Healthcare is always a hot-button issue (which is shocking to me most of the time because
it is frickin health care for God’s sake, and the fact that we can’t all agree that human beings have the right to have basic care like having teeth pulled and giving birth to a healthy baby is beyond me, but I digress), but hating my braces growing up was, as much as I hate to admit it, a privilege. My sister and I both had braces, and most of my friends, and they were painful and hideous and I hated them, but I never got a toothache and kept it to myself because I knew we couldn’t afford to go get it checked out.
There's no way to know how much stress these factors and situations can cause for young people. God knows they are under enough stress as the teen years are probably the most tumultuous that you know, until you turn 25 and decide to become a teacher, but anyway....
Over the past 5 years, the Brookings Institute at Stanford University has been conducting an extensive study on how stress caused by poverty affects children's brain development. By age 11, children who live in extreme poverty already have 25% less gray-matter in their brains, matter that is essential to executive processes (the part of your brain that tells you how to turn pages in a book, and that number 2 on the page may be linked back to number 1). Children also showed signs of total brain atrophy, as some of the brain (specifically, the hippocampus) were rendered almost useless. Right now the question that plagues researchers is not whether or not these effects are real, but can the damage be reversed.
3. Hating A Book You Were Assigned in School
Unspoken privilege: The means to purchase one or more books of your own; Grade-level reading comprehension.
Oh God,
The Scarlet Letter. The Virginian. Tess of of the D’Urbeville’s. Thank God I didn’t have a Facebook in 2002 because it would have been nothing but hatred for those books. I’m sure you had ones you hated, too. And oh, summer reading! I have to read over the summer? When I should be laying in bed until 2 in the afternoon? Oh hell naw.
But let’s take a look up there at that unspoken list: Grade-level reading comprehension.

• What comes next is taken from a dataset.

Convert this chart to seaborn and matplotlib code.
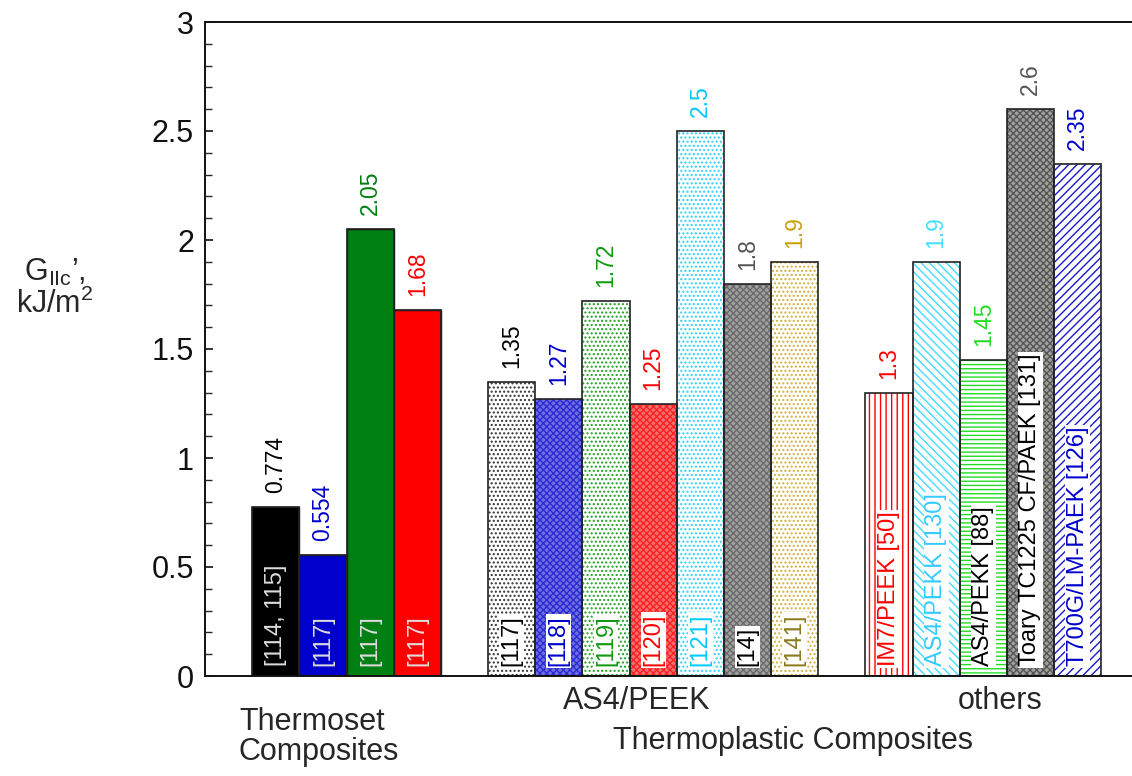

I believe that one of the most often overlooked and taken-for-granted middle-class, educated privilege is the ability to read. You hated a book because you read it and didn’t like it. You didn’t hate it because you couldn’t read it, because your mom couldn’t read it, and your dad couldn’t read it, and it made you feel stupid and lost and you wanted to give up.
Southern Education Desk, 2012
According to the Barksdale Reading Institute, a pre-k reading initiative here in Mississippi, only 47% of third grade students read at grade level, and that number plummets every year until they reach me when they are 17. I have run endless amounts of data for my students on reading and writing abilities, and I still can't tell you how many read on their grade level. Not because I don't know, but because it's 0%. Even my best and brightest are nowhere near where they should be for being Seniors in high school. It keeps me up at night, honestly. There are students who start first grade who don't know how to hold a book, because
they literally have never seen one before.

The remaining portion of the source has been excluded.